Wage disputes have turned into violent protests that are spreading throughout the Western Cape’s agricultural areas.
Protests by farm workers started around the small town of De Doorns, where table grapes grow in bright blocks of green beneath the Hex River mountains, and migrant fruit pickers live in abject misery along the N1 highway.
If things became violent quickly, perhaps that is because there is persistent violence in the lives of people who are unemployed for much of the year, and who have seen their limited incomes rapidly eroded by food price increases that far outstrip the official inflation rate. They must battle each other, global commodity markets and their employers for opportunity, even for survival.
Nevertheless, the fact that the protests spread so fast after decades of quiescence shocked the country. Trade union federation Cosatu was quick to announce that Marikana had come to the winelands. Of course farming is not mining, and indeed most seasonal farm workers are vastly worse off than rock drillers.
Despite a history of worker militancy in the agricultural industries and townships of Worcester, and in the fruit canneries of Boland towns like Ashton, farm workers have never before been organised on any meaningful scale. It is hard to mobilise people who are dispersed across huge areas, and whose movement is easily controlled by landowners. South Africa has never had a César Chavez.
Unheralded non-governmental organisations
But the Cape countryside is changing. New migrants from even more benighted parts of the country, and from beyond its borders, have swelled the population of small towns. In some areas farmers have sought to move their staff into new housing off farm property, or to create worker villages on a new and larger scale. Mobility has increased dramatically too. Democracy – and the very focused work of some unheralded non-governmental organisations – has no doubt brought a deeper sense of workers' rights.

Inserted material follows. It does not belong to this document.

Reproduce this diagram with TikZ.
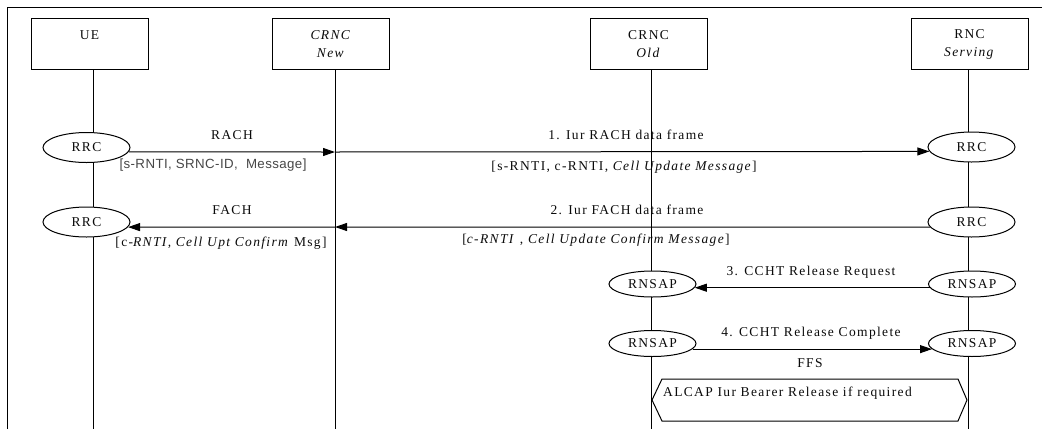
\documentclass[tikz,border=0pt]{standalone}
\usepackage{fontspec}
\setmainfont{Liberation Serif}[LetterSpace=10]
\setsansfont{Liberation Sans}[LetterSpace=3]
\usetikzlibrary{positioning,arrows.meta,shapes.geometric}
\definecolor{ligne}{RGB}{0,0,0}
\definecolor{texte}{RGB}{10,10,10}
\definecolor{parametre}{RGB}{70,70,70}
\tikzset{
  entite/.style={draw=ligne,line width=1pt,minimum width=117pt,minimum height=51pt,anchor=north,align=center,text=texte},
  protocole/.style={draw=ligne,ellipse,fill=white,line width=1pt,minimum width=87pt,minimum height=30pt,inner sep=0pt,text=texte},
  protocole2/.style={protocole,minimum height=26pt},
  message/.style={draw=ligne,line width=1pt,-{Triangle[length=12pt,width=8pt]}},
  vie/.style={draw=ligne,line width=1pt},
  etiquette/.style={text=texte,inner sep=0pt},
  sans/.style={text=parametre,inner sep=0pt,font=\fontsize{13.3}{18}\selectfont\sffamily}
}
\begin{document}
\begin{tikzpicture}[x=1pt,y=-1pt,font=\fontsize{13.5}{18}\selectfont]
    \useasboundingbox (0,0) rectangle (1042,429);

    % CADRE
    \draw[vie] (7,429) -- (7,7.5) -- (1043,7.5);

    % ENTITES
    \node[entite] (ue) at (89.5,18) {UE\\\phantom{N}};
    \node[entite] (crncn) at (331,18) {\textit{CRNC}\\\textit{New}};
    \node[entite] (crnco) at (648.5,18) {CRNC\\\textit{Old}};
    \node[entite] (rnc) at (969.5,18) {RNC\\\textit{Serving}};

    % LIGNES DE VIE
    \foreach \n/\x in {ue/93,crncn/335,crnco/651,rnc/968} {
        \coordinate (\n-bas) at (\x,429);
        \draw[vie] (\n.south -| \n-bas) -- (\n-bas);
    }

    % PROTOCOLES
    \node[protocole] (rrcu1) at (86.5,147.5) {RRC};
    \node[protocole] (rrcu2) at (86.5,222) {RRC};
    \node[protocole] (rrcs1) at (971.5,147) {RRC};
    \node[protocole] (rrcs2) at (971.5,222) {RRC};
    \node[protocole2] (rnsapo1) at (652.5,284) {RNSAP};
    \node[protocole2] (rnsaps1) at (972,284) {RNSAP};
    \node[protocole2] (rnsapo2) at (652.5,343.5) {RNSAP};
    \node[protocole2] (rnsaps2) at (972,343.5) {RNSAP};

    % POINTS DE PASSAGE
    \coordinate (rach) at (335,152);
    \coordinate (fach) at (335,227);

    % RACH ET 1. IUR RACH DATA FRAME
    \draw[message] (rrcu1.354) -- (rach);
    \draw[message] (rach) -- (rrcs1.186);
    \node[etiquette] at (232,135) {RACH};
    \node[sans] at (213,165) {[s-RNTI, SRNC-ID,\ \ Message]};
    \node[etiquette] at (626,135) {1. Iur RACH data frame};
    \node[etiquette] at (624,167) {[s-RNTI, c-RNTI, \textit{Cell Update Message}]};

    % FACH ET 2. IUR FACH DATA FRAME
    \draw[message] (rrcs2.187) -- (fach);
    \draw[message] (fach) -- (rrcu2.353);
    \node[etiquette] at (232,210) {FACH};
    \node[etiquette] at (221,243) {[c-\textit{RNTI, Cell Upt Confirm} Msg]};
    \node[etiquette] at (627,210) {2. Iur FACH data frame};
    \node[etiquette] at (596,240) {[\textit{c-RNTI} , \textit{Cell Update Confirm Message}]};

    % 3. ET 4. CCHT
    \draw[message] (rnsaps1.185) -- (rnsapo1.355);
    \node[etiquette] at (811,272) {3. CCHT Release Request};
    \draw[message] (rnsapo2.352) -- (rnsaps2.188);
    \node[etiquette] at (811,333) {4. CCHT Release Complete};
    \node[etiquette] at (810,363) {FFS};

    % ALCAP
    \draw[vie] (652,400) -- (662,379) -- (958,379) -- (967,400) -- (958,421) -- (662,421) -- cycle;
    \node[etiquette,anchor=west] at (663,393) {ALCAP Iur Bearer Release if required};

\end{tikzpicture}
\end{document}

The violent strikes in the mining sector were in effect a post-union phenomenon, driven in part by workers' failing trust in the organisations that have represented them for decades. The Western Cape, by contrast, may be facing a pre-union moment, in which farm workers' emerging capacity to insist on their rights converges with immense economic pressures in the absence of a coherent, large-scale union or political representation.
It is in the absence of that representation, and managed channels for protest and negotiation, that incoherent violence flares up. Cosatu, for all its unfortunate rhetoric, is a potential force for stability under these circumstances. Agriculture Minister Tina Joemat-Pettersson, who tried implausibly to put herself on the side of the workers this week, is not.
ANC efforts to hitch the protests to an effort to unseat the Democratic Alliance government in the Western Cape are without a shred of political credibility, given the role of the national labour department in setting wages and the cold fact of miserable conditions on farms elsewhere in the country.
The desperately hard question for the farming sector is whether, in the face of immense global price-competition, both sustained levels of employment and wages above starvation level can be provided. The answer is likely to be complex and varied, but it must be faced. It won't help Helen Zille's provincial government, or Jacob Zuma's national one, for each to pretend that the protests are of the other's making. You can't mobilise people who aren't unhappy.